Minneapolis public schools have voted to end the schools’ ties with the police department following the death of George Floyd. The decision came Tuesday and will terminate the district’s contract with the Minneapolis police department to use officers to provide school security.
What We Know:
- The Minneapolis superintendent said he would begin work on an alternative plan to keep the district’s more than 35,000 students safe in the coming school year.
- “We cannot continue to be in partnership with an organization that has the culture of violence and racism that the Minneapolis police department has historically demonstrated,” Nelson Inz, one of the school board members, said. “We have to stand in solidarity with our black students.”
- While the vote does not bring justice for Floyd, “it will show that meaningful change is possible,” Nathaniel Genene, the school board’s student representative, said.
- Genene said an online survey of Minneapolis students had received more than 1,500 responses, and about 90% of them supported terminating the district’s contract with the police.
- Public schools “cannot partner with organizations that do not see the humanity in our students”, Minneapolis school board member Josh Pauly, who helped draft the resolution, wrote on Twitter last week.
- The Minneapolis teachers union had endorsed the change, calling for the city’s schools to “cut all financial ties” with the police department, and to invest in additional mental health support for students instead.

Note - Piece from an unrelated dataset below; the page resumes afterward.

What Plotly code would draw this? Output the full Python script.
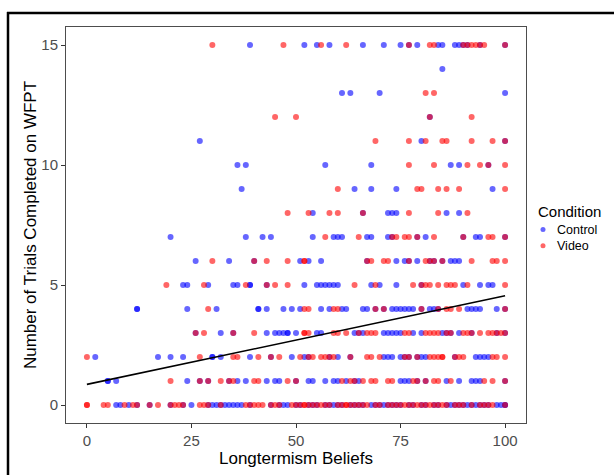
import plotly.graph_objects as go

# ---------------- data ----------------
# Control condition: x = Longtermism Beliefs, y = trials completed
ctrl_x = [
    # y = 15
    39, 52, 55, 58, 66, 71, 75, 77, 79, 84, 85, 88, 89, 90, 91, 94, 100,
    # y = 14
    85,
    # y = 13
    61, 63, 70, 100,
    # y = 12
    82,
    # y = 11
    27, 80, 100,
    # y = 10
    36, 38, 57, 68, 87, 89, 96,
    # y = 9
    37, 64, 68, 74, 97,
    # y = 8
    54, 66, 72, 73, 74, 86, 89,
    # y = 7
    20, 38, 42, 44, 54, 59, 60, 61, 67, 68, 72, 73, 79, 81, 90, 93, 94, 100,
    # y = 6
    26, 34, 40, 51, 53, 56, 67, 74, 76, 77, 79, 82, 83, 85, 87, 88, 89,
    # y = 5
    23, 24, 29, 35, 36, 39, 39, 43, 52, 55, 56, 57, 58, 59, 60, 68, 70, 74, 80, 90, 94, 96, 97,
    # y = 4
    12, 12, 24, 31, 41, 41, 43, 47, 49, 51, 56, 58, 61, 62, 66, 67, 69, 71, 73, 74, 75, 76, 77,
    78, 80, 82, 83, 84, 91, 92, 93, 94, 98, 100,
    # y = 3
    26, 32, 35, 43, 45, 46, 47, 48, 48, 50, 55, 56, 64, 65, 66, 71, 72, 73, 74, 75, 78, 80, 85,
    86, 87, 89, 92, 98, 100,
    # y = 2
    2, 17, 20, 23, 30, 30, 32, 39, 44, 49, 52, 53, 58, 60, 63, 71, 72, 73, 75, 76, 77, 79, 80,
    81, 88, 93, 94, 95, 96,
    # y = 1
    5, 5, 7, 24, 27, 29, 34, 36, 38, 43, 45, 46, 50, 53, 54, 57, 59, 60, 62, 64, 65, 75, 76, 77,
    79, 81, 86, 89, 92, 93, 94, 100,
    # y = 0
    7, 8, 10, 12, 15, 20, 23, 25, 29, 30, 31, 32, 33, 34, 35, 36, 37, 39, 44, 46, 47, 48, 50,
    51, 53, 54, 55, 57, 58, 59, 60, 61, 63, 64, 65, 66, 68, 69, 70, 71, 72, 73, 74, 75, 77, 78,
    80, 81, 83, 84, 86, 87, 88, 89, 90, 91, 92, 93, 94, 95, 96, 98, 99, 100, 100,
]
ctrl_y = (
    [15] * 17 + [14] * 1 + [13] * 4 + [12] * 1 + [11] * 3 + [10] * 7 + [9] * 5 + [8] * 7
    + [7] * 18 + [6] * 17 + [5] * 23 + [4] * 34 + [3] * 29 + [2] * 29 + [1] * 32 + [0] * 65
)

# Video condition
video_x = [
    # y = 15
    30, 47, 56, 62, 77, 82, 83, 90, 91, 92, 93, 94, 95, 100,
    # y = 13
    81, 83,
    # y = 12
    45, 50, 82, 92,
    # y = 11
    69, 77, 81, 85, 86, 92, 97, 100,
    # y = 10
    77, 83, 91, 94, 96, 100,
    # y = 9
    60, 79, 80, 84, 86, 89, 100,
    # y = 8
    48, 53, 58, 60, 66, 77, 84, 91,
    # y = 7
    57, 65, 73, 74, 76, 77, 79, 83, 90, 96, 97, 100,
    # y = 6
    30, 40, 43, 48, 52, 52, 67, 68, 71, 72, 77, 81, 82, 83, 85, 92, 97, 98, 100,
    # y = 5
    19, 28, 38, 43, 45, 48, 64, 69, 78, 80, 81, 82, 84, 86, 87, 88, 91, 100,
    # y = 4
    29, 52, 53, 59, 60, 69, 71, 80, 84, 86, 87, 89, 100,
    # y = 3
    26, 28, 35, 40, 52, 52, 53, 59, 60, 62, 65, 67, 68, 69, 76, 77, 81, 82, 83, 84, 86, 87, 90,
    91, 92, 94, 96, 97, 98, 99, 100,
    # y = 2
    0, 27, 35, 36, 41, 44, 46, 51, 53, 54, 56, 57, 58, 59, 63, 67, 68, 70, 76, 77, 79, 82, 83,
    84, 85, 85, 88, 89, 90, 97, 98, 100,
    # y = 1
    20, 27, 29, 32, 34, 35, 40, 41, 48, 50, 61, 63, 64, 66, 68, 69, 72, 73, 78, 79, 81, 83, 84,
    87, 95, 97, 100,
    # y = 0
    0, 0, 4, 5, 9, 11, 12, 15, 17, 20, 21, 22, 23, 27, 28, 29, 32, 38, 39, 40, 41, 42, 44, 45,
    46, 49, 50, 52, 51, 52, 53, 54, 55, 56, 57, 58, 60, 61, 62, 62, 63, 64, 65, 66, 67, 69, 70,
    72, 73, 74, 75, 76, 77, 78, 79, 80, 81, 82, 83, 84, 85, 86, 88, 89, 90, 92, 94, 95, 96, 97,
    100,
]
video_y = (
    [15] * 14 + [13] * 2 + [12] * 4 + [11] * 8 + [10] * 6 + [9] * 7 + [8] * 8 + [7] * 12
    + [6] * 19 + [5] * 18 + [4] * 13 + [3] * 31 + [2] * 32 + [1] * 27 + [0] * 71
)

# fitted linear trend (end points)
fit_x = [0, 100]
fit_y = [0.86, 4.55]

conditions = ["Control", "Video"]
x_ticks = [0, 25, 50, 75, 100]
y_ticks = [0, 5, 10, 15]

# ---------------- figure ----------------
W, H = 614, 475
ML, MR, MT, MB = 66, 88, 27, 52
PW, PH = W - ML - MR, H - MT - MB


def px_x(p):
    return (p - ML) / PW


def px_y(p):
    return (H - MB - p) / PH


FONT = "Liberation Sans, Arial, sans-serif"
BLUE = "rgb(0,0,255)"
RED = "rgb(255,0,0)"

fig = go.Figure()
fig.add_trace(go.Scatter(
    x=ctrl_x[:len(ctrl_y)], y=ctrl_y, mode="markers", name=conditions[0],
    marker=dict(color=BLUE, size=6, opacity=0.6, line=dict(width=0)),
    showlegend=False,
))
fig.add_trace(go.Scatter(
    x=video_x[:len(video_y)], y=video_y, mode="markers", name=conditions[1],
    marker=dict(color=RED, size=6, opacity=0.6, line=dict(width=0)),
    showlegend=False,
))
fig.add_trace(go.Scatter(
    x=fit_x, y=fit_y, mode="lines", line=dict(color="black", width=1.6),
    showlegend=False, hoverinfo="skip",
))

axis_common = dict(
    showgrid=False, zeroline=False, showline=True, mirror=True,
    linecolor="#4d4d4d", linewidth=1, ticks="outside", ticklen=4,
    tickwidth=1, tickcolor="#333333",
    tickfont=dict(family=FONT, size=15, color="#4d4d4d"),
)
fig.update_xaxes(
    range=[-5, 105], tickvals=x_ticks,
    title=dict(text="Longtermism Beliefs", font=dict(family=FONT, size=17, color="black"), standoff=3),
    **axis_common,
)
fig.update_yaxes(
    range=[-0.75, 15.75], tickvals=y_ticks,
    title=dict(text="Number of Trials Completed on WFPT", font=dict(family=FONT, size=17, color="black"), standoff=0),
    **axis_common,
)

# custom legend (ggplot style, tight spacing); labels in one wrapped text block
LEG_FONT = 12.5
line_h = LEG_FONT * 1.3
mid_y = 237.5
annotations = [
    dict(text="Condition", x=px_x(536), y=px_y(211), xref="paper", yref="paper",
         xanchor="left", yanchor="middle", showarrow=False,
         font=dict(family=FONT, size=15, color="black")),
    dict(text="<br>".join(conditions), x=px_x(556), y=px_y(mid_y), xref="paper", yref="paper",
         xanchor="left", yanchor="middle", align="left", showarrow=False, borderpad=0,
         font=dict(family=FONT, size=LEG_FONT, color="black")),
]
shapes = []
for i, col in enumerate([BLUE, RED]):
    cy = mid_y + (i - 0.5) * line_h
    shapes.append(dict(type="circle", xref="paper", yref="paper",
                       x0=px_x(540.5), x1=px_x(545.5), y0=px_y(cy + 2.5), y1=px_y(cy - 2.5),
                       fillcolor=col, opacity=0.6, line=dict(width=0)))

# outer black frame of the picture
shapes.append(dict(type="line", xref="paper", yref="paper",
                   x0=px_x(8), x1=px_x(8), y0=px_y(12), y1=px_y(476),
                   line=dict(color="black", width=2.5)))
shapes.append(dict(type="line", xref="paper", yref="paper",
                   x0=px_x(7), x1=px_x(615), y0=px_y(13), y1=px_y(13),
                   line=dict(color="black", width=2.5)))

fig.update_layout(
    width=W, height=H,
    margin=dict(l=ML, r=MR, t=MT, b=MB),
    paper_bgcolor="white", plot_bgcolor="white",
    font=dict(family=FONT),
    annotations=annotations, shapes=shapes,
    showlegend=False,
)

fig.write_html(
    "out.html",
    config={"displayModeBar": False},
    post_script="document.body.style.margin='0';document.body.style.padding='0';",
)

- “The officers of the Minneapolis police department have become symbols of fear to the children those officers were sworn to serve and protect,” two local union officials said in a statement last week.
During the school board meeting, several members praised the work of individual police officers who had served in Minneapolis public schools as “school resource officers” and said at least a few of the officers did have deep, meaningful community relationships that would be missed.